**Instructions to follow**
The lines to extract run from the start of the records through the line with "const yName = 'log10(n)';", both ends included; drop the pictures.

**Provided records**
— start —

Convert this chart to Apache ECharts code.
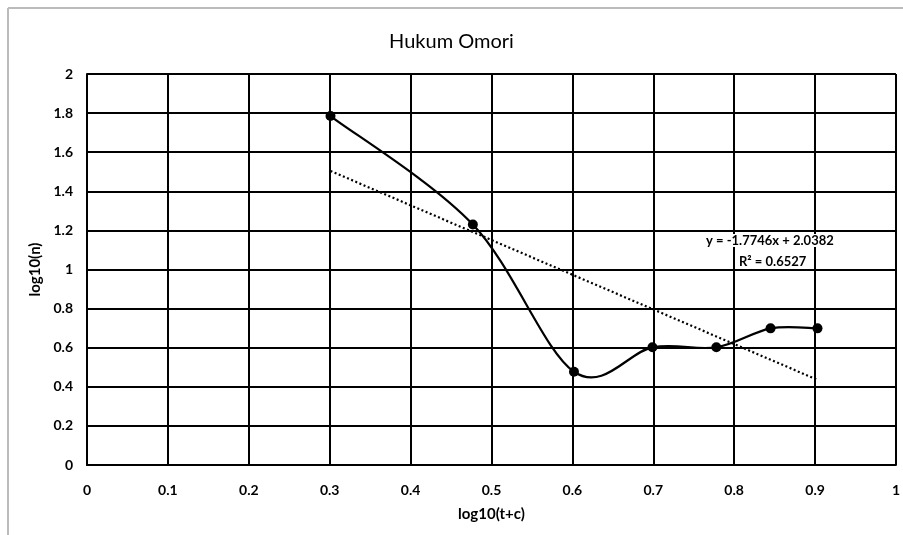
<!DOCTYPE html>
<html><head><meta charset="utf-8">
<script src="https://cdn.jsdelivr.net/npm/echarts@6/dist/echarts.min.js"></script>
<style>html,body{margin:0;padding:0;background:#fff}#c{width:903px;height:535px}</style>
</head><body><div id="c"></div>
<script>
const xValues = [0.301, 0.477, 0.602, 0.699, 0.778, 0.845, 0.903];
const yValues = [1.785, 1.230, 0.477, 0.602, 0.602, 0.699, 0.699];
const trendSlope = -1.7746;
const trendIntercept = 2.0382;
const trendLabel = ['y = -1.7746x + 2.0382', 'R\u00b2 = 0.6527'];
const titleText = 'Hukum Omori';
const xName = 'log10(t+c)';
const yName = 'log10(n)';

const pts = xValues.map((x, i) => [x, yValues[i]]);
const x0 = xValues[0], x1 = xValues[xValues.length - 1];
const trend = [[x0, trendIntercept + trendSlope * x0], [x1, trendIntercept + trendSlope * x1]];
const FONT = "Lato,'Open Sans',sans-serif";

// Excel-like Catmull-Rom smoothing drawn through the chart's coordinate system
function renderSmooth(params, api) {
  const i = params.dataIndex;
  if (i >= pts.length - 1) return null;
  const P = k => api.coord(pts[Math.max(0, Math.min(pts.length - 1, k))]);
  const p0 = P(i - 1), p1 = P(i), p2 = P(i + 1), p3 = P(i + 2);
  const t = 1 / 6;
  return {
    type: 'bezierCurve',
    shape: {
      x1: p1[0], y1: p1[1], x2: p2[0], y2: p2[1],
      cpx1: p1[0] + (p2[0] - p0[0]) * t, cpy1: p1[1] + (p2[1] - p0[1]) * t,
      cpx2: p2[0] - (p3[0] - p1[0]) * t, cpy2: p2[1] - (p3[1] - p1[1]) * t
    },
    style: { stroke: '#000', lineWidth: 2.2, fill: null }
  };
}

const chart = echarts.init(document.getElementById('c'));
chart.setOption({
  animation: false,
  backgroundColor: '#fff',
  title: { text: titleText, left: 'center', top: 27, textStyle: { fontFamily: FONT, fontSize: 20, fontWeight: 'normal', color: '#000' } },
  grid: { left: 87, right: 4, top: 74, bottom: 70 },
  xAxis: {
    type: 'value', min: 0, max: 1, interval: 0.1,
    name: xName, nameLocation: 'middle', nameGap: 42,
    nameTextStyle: { fontFamily: FONT, fontSize: 15, color: '#000', fontWeight: 'bold' },
    axisLine: { lineStyle: { color: '#000', width: 2 } },
    axisTick: { show: false },
    axisLabel: { fontFamily: FONT, fontSize: 14, color: '#000', margin: 18, fontWeight: 'bold' },
    splitLine: { show: true, lineStyle: { color: '#000', width: 2 } }
  },
  yAxis: {
    type: 'value', min: 0, max: 2, interval: 0.2,
    name: yName, nameLocation: 'middle', nameGap: 38, nameRotate: 90,
    nameTextStyle: { fontFamily: FONT, fontSize: 15, color: '#000', fontWeight: 'bold' },
    axisLine: { show: true, lineStyle: { color: '#000', width: 2 } },
    axisTick: { show: false },
    axisLabel: { fontFamily: FONT, fontSize: 14, color: '#000', margin: 14, fontWeight: 'bold' },
    splitLine: { show: true, lineStyle: { color: '#000', width: 2 } }
  },
  series: [
    {
      type: 'custom', data: pts, renderItem: renderSmooth, z: 3, silent: true
    },
    {
      type: 'scatter', data: pts, symbol: 'circle', symbolSize: 10,
      itemStyle: { color: '#000', opacity: 1 }, z: 4
    },
    {
      type: 'line', data: trend, symbol: 'none',
      lineStyle: { color: '#000', width: 2.2, type: [2, 2.5] }, z: 2
    }
  ],
  graphic: [
    { type: 'line', shape: { x1: 8, y1: 8, x2: 903, y2: 8 }, style: { stroke: '#bbb', lineWidth: 2 } },
    { type: 'line', shape: { x1: 8, y1: 8, x2: 8, y2: 535 }, style: { stroke: '#bbb', lineWidth: 2 } },
    { type: 'text', left: 706, top: 234, z: 10, style: { text: trendLabel[0], font: "bold 13px " + FONT, fill: '#000', backgroundColor: '#fff' } },
    { type: 'text', left: 739, top: 255, z: 10, style: { text: trendLabel[1], font: "bold 13px " + FONT, fill: '#000', backgroundColor: '#fff' } }
  ]
});
</script></body></html>
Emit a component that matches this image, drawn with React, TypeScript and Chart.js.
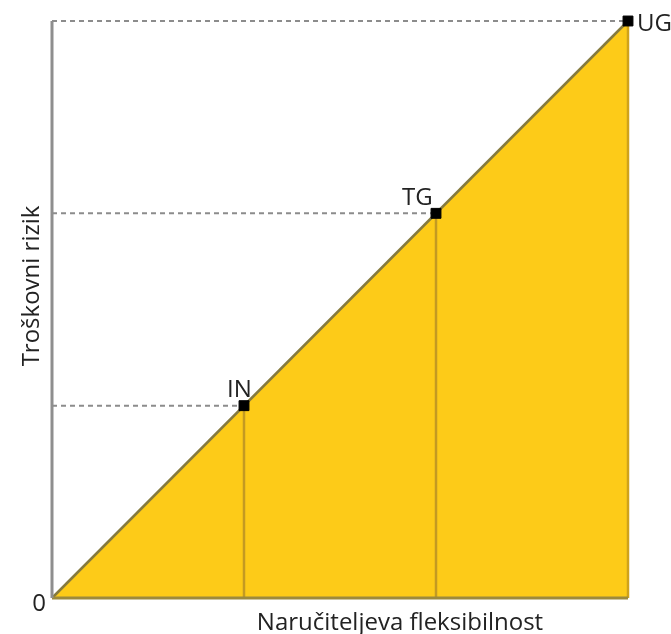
import React, { useEffect, useRef } from "react";
import { Chart, registerables } from "chart.js";

Chart.register(...registerables);

// ---- data ----
const pointLabels = ["IN", "TG", "UG"];
const flexValues = [1, 2, 3];
const riskValues = [1, 2, 3];
const axisMin = 0;
const axisMax = 3;
const originLabel = "0";
const xTitle = "Naručiteljeva fleksibilnost";
const yTitle = "Troškovni rizik";

// ---- styling / layout ----
const FONT = "24px 'Open Sans', sans-serif";
const TEXT_COLOR = "#222222";
const labelOffsets = [
  { dx: -17, dy: -9 },
  { dx: -34, dy: -8 },
  { dx: 9, dy: 10 },
];

const textPlugin = {
  id: "texts",
  afterDraw(chart: any) {
    const { ctx, scales } = chart;
    const xs = scales.x;
    const ys = scales.y;
    ctx.save();
    ctx.font = FONT;
    ctx.fillStyle = TEXT_COLOR;
    pointLabels.forEach((lab, i) => {
      const px = xs.getPixelForValue(flexValues[i]);
      const py = ys.getPixelForValue(riskValues[i]);
      const o = labelOffsets[i];
      ctx.textAlign = "left";
      ctx.textBaseline = "alphabetic";
      ctx.fillText(lab, px + o.dx, py + o.dy);
    });
    const ox = xs.getPixelForValue(axisMin);
    const oy = ys.getPixelForValue(axisMin);
    ctx.textAlign = "center";
    ctx.textBaseline = "alphabetic";
    ctx.fillText(originLabel, ox - 13, oy + 13);
    ctx.fillText(xTitle, 400, 630);
    ctx.translate(39, 286);
    ctx.rotate(-Math.PI / 2);
    ctx.fillText(yTitle, 0, 0);
    ctx.restore();
  },
};

export default function App() {
  const ref = useRef<HTMLCanvasElement | null>(null);
  useEffect(() => {
    if (!ref.current) return;
    const last = flexValues.length - 1;
    const datasets: any[] = [];
    datasets.push({
      data: [
        { x: axisMin, y: axisMin },
        { x: flexValues[last], y: riskValues[last] },
      ],
      showLine: true,
      fill: "origin",
      backgroundColor: "#FDCB18",
      borderColor: "#857A3E",
      borderWidth: 2.5,
      pointRadius: 0,
      order: 6,
      clip: false,
    });
    flexValues.forEach((v, i) => {
      datasets.push({
        data: [
          { x: v, y: axisMin },
          { x: v, y: riskValues[i] },
        ],
        showLine: true,
        borderColor: i === last ? "#CFA21A" : "#C39A22",
        borderWidth: 2.5,
        pointRadius: 0,
        order: 5,
        clip: false,
      });
    });
    datasets.push({
      data: [
        { x: axisMin, y: axisMin },
        { x: axisMax, y: axisMin },
      ],
      showLine: true,
      borderColor: "#9C8A3C",
      borderWidth: 3,
      pointRadius: 0,
      order: 4,
      clip: false,
    });
    flexValues.forEach((v, i) => {
      datasets.push({
        data: [
          { x: axisMin, y: riskValues[i] },
          { x: v, y: riskValues[i] },
        ],
        showLine: true,
        borderColor: "#8C8C8C",
        borderWidth: 2,
        borderDash: [5, 4],
        pointRadius: 0,
        order: 3,
        clip: false,
      });
    });
    datasets.push({
      data: [
        { x: axisMin, y: axisMin },
        { x: axisMin, y: axisMax },
      ],
      showLine: true,
      borderColor: "#8E8E8E",
      borderWidth: 3,
      pointRadius: 0,
      order: 2,
      clip: false,
    });
    datasets.push({
      data: flexValues.map((v, i) => ({ x: v, y: riskValues[i] })),
      showLine: false,
      pointStyle: "rect",
      pointRadius: 7,
      pointBackgroundColor: "#000000",
      pointBorderColor: "#000000",
      pointBorderWidth: 1,
      order: 1,
      clip: false,
    });

    const chart = new Chart(ref.current, {
      type: "scatter",
      data: { datasets },
      options: {
        animation: false,
        responsive: false,
        maintainAspectRatio: false,
        layout: { padding: { left: 52, top: 21, right: 43, bottom: 36 } },
        scales: {
          x: { type: "linear", min: axisMin, max: axisMax, display: false },
          y: { type: "linear", min: axisMin, max: axisMax, display: false },
        },
        plugins: {
          legend: { display: false },
          tooltip: { enabled: false },
        },
      },
      plugins: [textPlugin],
    } as any);
    return () => chart.destroy();
  }, []);

  return (
    <div style={{ position: "fixed", left: 0, top: 0, width: 671, height: 634, background: "#ffffff" }}>
      <canvas ref={ref} width={671} height={634} style={{ width: 671, height: 634 }} />
    </div>
  );
}
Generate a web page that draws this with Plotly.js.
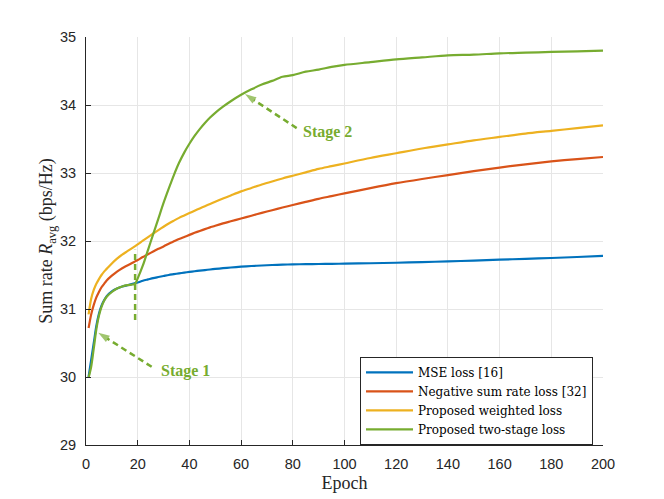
<!DOCTYPE html>
<html>
<head>
<meta charset="utf-8">
<script src="https://cdn.plot.ly/plotly-3.0.1.min.js"></script>
<style>
  html, body { margin: 0; padding: 0; background: #fff; }
  #chart { width: 664px; height: 499px; }
</style>
</head>
<body>
<div id="chart"></div>
<script>
// epochs
let epoch = [1, 2, 3, 4, 5, 6, 7, 8, 10, 12, 14, 16, 18, 19, 20, 22, 24, 26, 28, 30,
  32, 34, 36, 38, 40, 42, 44, 46, 48, 50, 53, 56, 60, 64, 68, 72, 76, 80, 85, 90,
  95, 100, 110, 120, 130, 140, 150, 160, 170, 180, 190, 200];

let mse_loss = [30.0, 30.25, 30.5, 30.75, 30.93, 31.05, 31.13, 31.19, 31.26, 31.3,
  31.33, 31.35, 31.37, 31.38, 31.39, 31.415, 31.435, 31.455, 31.47, 31.485,
  31.5, 31.512, 31.524, 31.535, 31.545, 31.555, 31.564, 31.573, 31.581, 31.589,
  31.6, 31.61, 31.622, 31.632, 31.64, 31.647, 31.652, 31.656, 31.66, 31.662,
  31.664, 31.667, 31.673, 31.68, 31.69, 31.7, 31.712, 31.725, 31.738, 31.75, 31.765, 31.78];

let neg_rate_loss = [30.72, 30.92, 31.06, 31.17, 31.25, 31.32, 31.37, 31.42, 31.49, 31.55,
  31.6, 31.64, 31.68, 31.7, 31.72, 31.765, 31.805, 31.845, 31.885, 31.92,
  31.96, 31.995, 32.03, 32.06, 32.09, 32.12, 32.148, 32.175, 32.2, 32.225,
  32.26, 32.29, 32.33, 32.372, 32.413, 32.453, 32.492, 32.53, 32.575, 32.62,
  32.66, 32.7, 32.777, 32.85, 32.912, 32.97, 33.027, 33.08, 33.128, 33.17, 33.205, 33.235];

let weighted_loss = [30.92, 31.15, 31.28, 31.37, 31.44, 31.5, 31.55, 31.59, 31.67, 31.74,
  31.8, 31.85, 31.9, 31.925, 31.95, 32.005, 32.058, 32.11, 32.16, 32.21,
  32.258, 32.3, 32.34, 32.375, 32.41, 32.445, 32.479, 32.512, 32.545, 32.577,
  32.624, 32.67, 32.73, 32.78, 32.83, 32.876, 32.92, 32.96, 33.01, 33.06,
  33.1, 33.14, 33.22, 33.29, 33.36, 33.42, 33.48, 33.53, 33.58, 33.62, 33.66, 33.7];

let two_stage_loss = [29.99, 30.15, 30.42, 30.7, 30.9, 31.03, 31.12, 31.18, 31.25, 31.3,
  31.33, 31.35, 31.36, 31.37, 31.45, 31.64, 31.87, 32.1, 32.33, 32.56,
  32.77, 32.97, 33.15, 33.3, 33.43, 33.545, 33.645, 33.735, 33.815, 33.885,
  33.975, 34.055, 34.15, 34.23, 34.3, 34.355, 34.415, 34.44, 34.49, 34.52,
  34.56, 34.59, 34.63, 34.67, 34.7, 34.73, 34.74, 34.76, 34.77, 34.78, 34.79, 34.8];

let series_names = ['MSE loss [16]', 'Negative sum rate loss [32]',
  'Proposed weighted loss', 'Proposed two-stage loss'];
let series_colors = ['#0072BD', '#D95319', '#EDB120', '#77AC30'];
let series_values = [mse_loss, neg_rate_loss, weighted_loss, two_stage_loss];

let x_ticks = [0, 20, 40, 60, 80, 100, 120, 140, 160, 180, 200];
let y_ticks = [29, 30, 31, 32, 33, 34, 35];

// stage markers: tail -> head of the dashed arrow, and where the label sits
let stage1_arrow_x = [25.4, 4.75];
let stage1_arrow_y = [30.15, 30.65];
let stage1_label = [38.3, 30.09];
let stage2_arrow_x = [81.5, 61.5];
let stage2_arrow_y = [33.66, 34.16];
let stage2_label = [93.4, 33.61];
let split_x = [19, 19];
let split_y = [30.84, 31.87];

const green = '#77AC30';
const axis_color = '#262626';
const serif = 'Liberation Serif, Times New Roman, serif';

let traces = series_values.map(function (vals, i) {
  return {
    x: epoch,
    y: vals,
    mode: 'lines',
    name: series_names[i],
    line: { color: series_colors[i], width: 2.2, shape: 'spline', smoothing: 0.8 }
  };
});

function dashedArrow(xs, ys, withHead) {
  return {
    x: xs, y: ys,
    mode: withHead ? 'lines+markers' : 'lines',
    showlegend: false,
    hoverinfo: 'skip',
    line: { color: green, width: 2.5, dash: '6px,4px' },
    marker: {
      symbol: 'arrow', size: [0, 12], color: green,
      angleref: 'previous', line: { width: 0 }
    }
  };
}

traces.push(dashedArrow(stage1_arrow_x, stage1_arrow_y, true));
traces.push(dashedArrow(stage2_arrow_x, stage2_arrow_y, true));
traces.push(dashedArrow(split_x, split_y, false));

function label(pos, txt) {
  return {
    x: pos[0], y: pos[1], xref: 'x', yref: 'y', showarrow: false,
    text: '<b>' + txt + '</b>',
    font: { family: serif, size: 16, color: green }
  };
}

let layout = {
  width: 664,
  height: 499,
  margin: { l: 86, r: 61, t: 37, b: 54 },
  paper_bgcolor: '#fff',
  plot_bgcolor: '#fff',
  showlegend: true,
  legend: {
    x: 0.53, y: 0.216, xanchor: 'left', yanchor: 'top',
    bgcolor: '#fff', bordercolor: axis_color, borderwidth: 1,
    font: { family: 'DejaVu Serif, serif', size: 12, color: '#000' },
    tracegroupgap: 0,
    itemwidth: 47
  },
  xaxis: {
    range: [0, 200],
    tickvals: x_ticks,
    ticktext: x_ticks.map(String),
    ticks: 'inside', ticklen: 5, tickcolor: axis_color,
    ticklabelstandoff: 6,
    showline: true, linecolor: axis_color, linewidth: 1,
    showgrid: true, gridcolor: '#e6e6e6', gridwidth: 1,
    zeroline: false,
    tickfont: { family: 'Liberation Sans, Arial, sans-serif', size: 14.5, color: axis_color },
    title: { text: 'Epoch', font: { family: serif, size: 18, color: axis_color }, standoff: 4 }
  },
  yaxis: {
    range: [29, 35],
    tickvals: y_ticks,
    ticktext: y_ticks.map(String),
    ticks: 'inside', ticklen: 5, tickcolor: axis_color,
    ticklabelstandoff: 6,
    showline: true, linecolor: axis_color, linewidth: 1,
    showgrid: true, gridcolor: '#e6e6e6', gridwidth: 1,
    zeroline: false,
    tickfont: { family: 'Liberation Sans, Arial, sans-serif', size: 14.5, color: axis_color },
    title: {
      text: 'Sum rate <i>R</i><sub>avg</sub> (bps/Hz)',
      font: { family: serif, size: 18, color: axis_color }, standoff: 2
    }
  },
  annotations: [
    label(stage1_label, 'Stage 1'), label(stage2_label, 'Stage 2')
  ]
};

Plotly.newPlot('chart', traces, layout, { displayModeBar: false, staticPlot: true });
</script>
</body>
</html>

— end —

**Reply to the task**
Convert this chart to Apache ECharts code.
<!DOCTYPE html>
<html><head><meta charset="utf-8">
<script src="https://cdn.jsdelivr.net/npm/echarts@6/dist/echarts.min.js"></script>
<style>html,body{margin:0;padding:0;background:#fff}#c{width:903px;height:535px}</style>
</head><body><div id="c"></div>
<script>
const xValues = [0.301, 0.477, 0.602, 0.699, 0.778, 0.845, 0.903];
const yValues = [1.785, 1.230, 0.477, 0.602, 0.602, 0.699, 0.699];
const trendSlope = -1.7746;
const trendIntercept = 2.0382;
const trendLabel = ['y = -1.7746x + 2.0382', 'R\u00b2 = 0.6527'];
const titleText = 'Hukum Omori';
const xName = 'log10(t+c)';
const yName = 'log10(n)';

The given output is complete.